These changes mirrored Rankine's shift in interests from optics to the newly emerging field of geophysics. His interest in this area developed in the late 1920s and early 1930s, and from 1927 onwards he became an advisor for the Anglo-Persian Oil Company (later the Anglo-Iran Oil Company, and later still British Petroleum). It was in 1934 that the School of Applied Geophysics was established at Imperial College, with Rankine directing the research. His work in this area included improving the gravimeter invented by Loránd Eötvös (the Eötvös gravimeter) and constructing a magnetometer "of great sensitivity".

In 1937, Rankine resigned from Imperial College to take up a full-time position with the Anglo-Iranian Oil Company, in which role he made several visits to Persia (Iran). This resignation was marked by the following rhyme, published in 1937 in The Record of the Royal College of Science Association:If Rankine prefers travel
To academic toil,
No one of us will cavil,
At the fact that he's struck oil. On his departure, Rankine became Emeritus Professor of Physics at Imperial College, holding that title from 1937 to his death.

==Learned and professional societies==
During his career, Rankine was "an active member of several professional societies" and "held various honorary positions throughout his life". In 1925 he was elected a member of the Royal Institution. He was also involved with the British Association for the Advancement of Science (BAAS), serving as the Recorder for Section A (Mathematics and Physics) from 1921 to 1924, and President of Section A in 1932. He was Honorary Secretary of both the Physical Society (1923–29) and the Institute of Physics (1926–31). He also served as president of the Optical Society (1931–32) and the Physical Society (1932–1934), both of these organisations later merging with the Institute of Physics.

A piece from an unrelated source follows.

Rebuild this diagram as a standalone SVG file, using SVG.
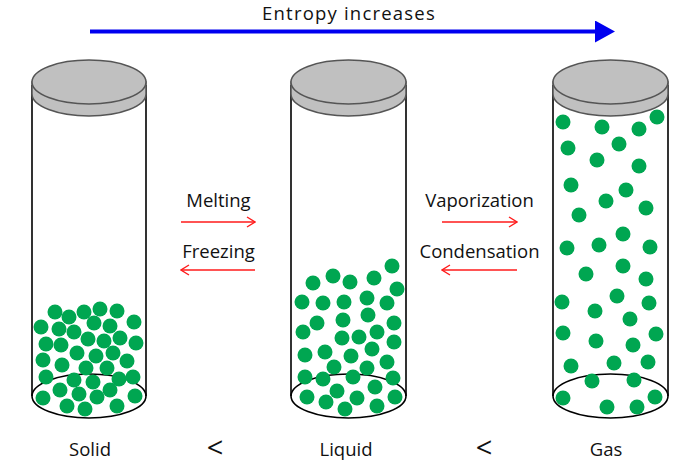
<svg xmlns="http://www.w3.org/2000/svg" width="700" height="465" viewBox="0 0 700 465">
<style>
text{font-family:"Open Sans","Noto Sans","Liberation Sans",sans-serif;fill:#111;}
.lbl{font-size:18.5px;text-anchor:middle;}
.cmp{font-size:29px;text-anchor:middle;}
.tube{fill:none;stroke:#000;stroke-width:1.6;}
.lid{fill:#c0c0c0;stroke:#555;stroke-width:1.5;}
.p{fill:#00a651;}
.red{stroke:#ff1a1a;stroke-width:1.4;fill:none;}
</style>
<defs>
<marker id="chev" viewBox="0 0 10 12" refX="9" refY="6" markerWidth="10" markerHeight="12" markerUnits="userSpaceOnUse" orient="auto">
<path d="M1,1 L9,6 L1,11" fill="none" stroke="#ff1a1a" stroke-width="1.4"/>
</marker>
<marker id="tri" viewBox="0 0 20 22" refX="2" refY="11" markerWidth="20" markerHeight="22" markerUnits="userSpaceOnUse" orient="auto">
<path d="M0,0 L20,11 L0,22 Z" fill="#0000f0"/>
</marker>
</defs>

<g id="entropy-label"><text class="lbl" x="349" y="20" style="font-size:18.5px;letter-spacing:1.2px">Entropy increases</text></g>

<g id="tube-solid">
<path class="tube" d="M32,85 V396 M146,85 V396"/>
<ellipse class="tube" cx="89" cy="396" rx="57" ry="22"/>
<g class="p">
<circle cx="55" cy="312" r="7.5"/><circle cx="69" cy="317" r="7.5"/><circle cx="84" cy="312" r="7.5"/><circle cx="100" cy="309" r="7.5"/><circle cx="117" cy="311" r="7.5"/>
<circle cx="41" cy="327" r="7.5"/><circle cx="59" cy="329" r="7.5"/><circle cx="74" cy="332" r="7.5"/><circle cx="94" cy="323" r="7.5"/><circle cx="110" cy="326" r="7.5"/><circle cx="134" cy="322" r="7.5"/>
<circle cx="46" cy="344" r="7.5"/><circle cx="61" cy="345" r="7.5"/><circle cx="88" cy="339" r="7.5"/><circle cx="104" cy="341" r="7.5"/><circle cx="120" cy="338" r="7.5"/><circle cx="136" cy="343" r="7.5"/>
<circle cx="43" cy="360" r="7.5"/><circle cx="62" cy="365" r="7.5"/><circle cx="77" cy="353" r="7.5"/><circle cx="96" cy="356" r="7.5"/><circle cx="113" cy="353" r="7.5"/><circle cx="127" cy="361" r="7.5"/>
<circle cx="86" cy="368" r="7.5"/><circle cx="107" cy="368" r="7.5"/>
<circle cx="46" cy="377" r="7.5"/><circle cx="74" cy="380" r="7.5"/><circle cx="93" cy="382" r="7.5"/><circle cx="119" cy="379" r="7.5"/><circle cx="133" cy="377" r="7.5"/><circle cx="110" cy="390" r="7.5"/>
<circle cx="60" cy="390" r="7.5"/><circle cx="79" cy="394" r="7.5"/><circle cx="97" cy="397" r="7.5"/><circle cx="135" cy="396" r="7.5"/><circle cx="43" cy="398" r="7.5"/>
<circle cx="67" cy="406" r="7.5"/><circle cx="85" cy="409" r="7.5"/><circle cx="117" cy="406" r="7.5"/>
</g>
<path class="lid" d="M32,82 V94 A57,22 0 0 0 146,94 V82 Z"/>
<ellipse class="lid" cx="89" cy="82" rx="57" ry="22"/>
<text class="lbl" x="90" y="456">Solid</text>
</g>

<g id="tube-liquid">
<path class="tube" d="M291,85 V396 M406,85 V396"/>
<ellipse class="tube" cx="348.5" cy="396" rx="57.5" ry="22"/>
<g class="p">
<circle cx="392" cy="266" r="7.5"/>
<circle cx="313" cy="283" r="7.5"/><circle cx="333" cy="276" r="7.5"/><circle cx="350" cy="282" r="7.5"/><circle cx="374" cy="278" r="7.5"/><circle cx="397" cy="289" r="7.5"/>
<circle cx="302" cy="302" r="7.5"/><circle cx="323" cy="303" r="7.5"/><circle cx="344" cy="302" r="7.5"/><circle cx="367" cy="298" r="7.5"/><circle cx="387" cy="303" r="7.5"/>
<circle cx="317" cy="323" r="7.5"/><circle cx="343" cy="320" r="7.5"/><circle cx="368" cy="315" r="7.5"/><circle cx="394" cy="323" r="7.5"/>
<circle cx="303" cy="332" r="7.5"/><circle cx="342" cy="338" r="7.5"/><circle cx="359" cy="337" r="7.5"/><circle cx="377" cy="332" r="7.5"/><circle cx="394" cy="342" r="7.5"/>
<circle cx="305" cy="355" r="7.5"/><circle cx="325" cy="352" r="7.5"/><circle cx="351" cy="356" r="7.5"/><circle cx="372" cy="349" r="7.5"/><circle cx="387" cy="362" r="7.5"/>
<circle cx="334" cy="367" r="7.5"/><circle cx="367" cy="368" r="7.5"/>
<circle cx="305" cy="377" r="7.5"/><circle cx="323" cy="379" r="7.5"/><circle cx="353" cy="377" r="7.5"/><circle cx="393" cy="378" r="7.5"/>
<circle cx="337" cy="391" r="7.5"/><circle cx="375" cy="387" r="7.5"/><circle cx="307" cy="397" r="7.5"/><circle cx="326" cy="402" r="7.5"/><circle cx="357" cy="398" r="7.5"/><circle cx="395" cy="397" r="7.5"/>
<circle cx="345" cy="409" r="7.5"/><circle cx="377" cy="406" r="7.5"/>
</g>
<path class="lid" d="M291,82 V94 A57.5,22 0 0 0 406,94 V82 Z"/>
<ellipse class="lid" cx="348.5" cy="82" rx="57.5" ry="22"/>
<text class="lbl" x="346" y="456">Liquid</text>
</g>

<g id="tube-gas">
<path class="tube" d="M553,85 V396 M668,85 V396"/>
<ellipse class="tube" cx="610.5" cy="396" rx="57.5" ry="22"/>
<g class="p">
<circle cx="563" cy="122" r="7.5"/><circle cx="602" cy="127" r="7.5"/><circle cx="639" cy="129" r="7.5"/><circle cx="657" cy="117" r="7.5"/>
<circle cx="568" cy="148" r="7.5"/><circle cx="619" cy="144" r="7.5"/>
<circle cx="597" cy="160" r="7.5"/><circle cx="639" cy="166" r="7.5"/>
<circle cx="571" cy="185" r="7.5"/><circle cx="626" cy="190" r="7.5"/>
<circle cx="606" cy="201" r="7.5"/>
<circle cx="579" cy="215" r="7.5"/><circle cx="646" cy="208" r="7.5"/>
<circle cx="623" cy="234" r="7.5"/>
<circle cx="567" cy="248" r="7.5"/><circle cx="599" cy="245" r="7.5"/><circle cx="650" cy="247" r="7.5"/>
<circle cx="586" cy="274" r="7.5"/><circle cx="623" cy="266" r="7.5"/><circle cx="646" cy="279" r="7.5"/>
<circle cx="562" cy="302" r="7.5"/><circle cx="617" cy="296" r="7.5"/><circle cx="595" cy="311" r="7.5"/><circle cx="649" cy="303" r="7.5"/><circle cx="630" cy="319" r="7.5"/>
<circle cx="563" cy="333" r="7.5"/><circle cx="596" cy="341" r="7.5"/><circle cx="633" cy="345" r="7.5"/><circle cx="656" cy="334" r="7.5"/>
<circle cx="571" cy="366" r="7.5"/><circle cx="614" cy="363" r="7.5"/><circle cx="648" cy="362" r="7.5"/>
<circle cx="592" cy="381" r="7.5"/><circle cx="634" cy="380" r="7.5"/>
<circle cx="563" cy="398" r="7.5"/><circle cx="607" cy="407" r="7.5"/><circle cx="637" cy="407" r="7.5"/><circle cx="655" cy="397" r="7.5"/>
</g>
<path class="lid" d="M553,82 V94 A57.5,22 0 0 0 668,94 V82 Z"/>
<ellipse class="lid" cx="610.5" cy="82" rx="57.5" ry="22"/>
<text class="lbl" x="606" y="456">Gas</text>
</g>

<g id="comparisons">
<text class="cmp" x="215" y="457.5">&lt;</text>
<text class="cmp" x="484" y="457.5">&lt;</text>
</g>

<g id="connectors">
<line x1="90" y1="31.5" x2="597" y2="31.5" stroke="#0000f0" stroke-width="4" marker-end="url(#tri)"/>
<line class="red" x1="181" y1="222" x2="255" y2="222" marker-end="url(#chev)"/>
<line class="red" x1="255" y1="270" x2="181" y2="270" marker-end="url(#chev)"/>
<line class="red" x1="442" y1="222" x2="517" y2="222" marker-end="url(#chev)"/>
<line class="red" x1="517" y1="270" x2="442" y2="270" marker-end="url(#chev)"/>
<text class="lbl" x="218.5" y="207">Melting</text>
<text class="lbl" x="218.5" y="258">Freezing</text>
<text class="lbl" x="479.5" y="207">Vaporization</text>
<text class="lbl" x="479.5" y="258">Condensation</text>
</g>
</svg>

One of the final positions he held was secretary to the Royal Institution (1945–1953). It was in this role that he became a key player in the opposition to the Andrade reforms, a power struggle that led to a 1952 vote of no confidence in Edward Andrade as Director of the Royal Institution.

==Awards and honours==
As well as his OBE, Rankine was accorded other honours for his work. These included being asked to present the 1932 Royal Institution Christmas Lecture, which he gave under the title: 'The Round of the Waters'. In 1934 he was elected a Fellow of the Royal Society. He was also made the Guthrie Lecturer in 1949, delivering the 33rd Guthrie Lecture on 19 March 1949, titled 'Experimental Studies in Thermal Convection'.

==World War II and later years==
During World War II, Rankine again worked for the government, this time on the development of the FIDO system for clearing fog from military runways.
This work was done with the Petroleum Warfare Department, and he contributed to both the design and testing done on the system in wind tunnels at the Empress Hall, Earls Court. The system was then developed further by Arthur Hartley, and when brought into operation helped to save the lives of many World War II aircrews.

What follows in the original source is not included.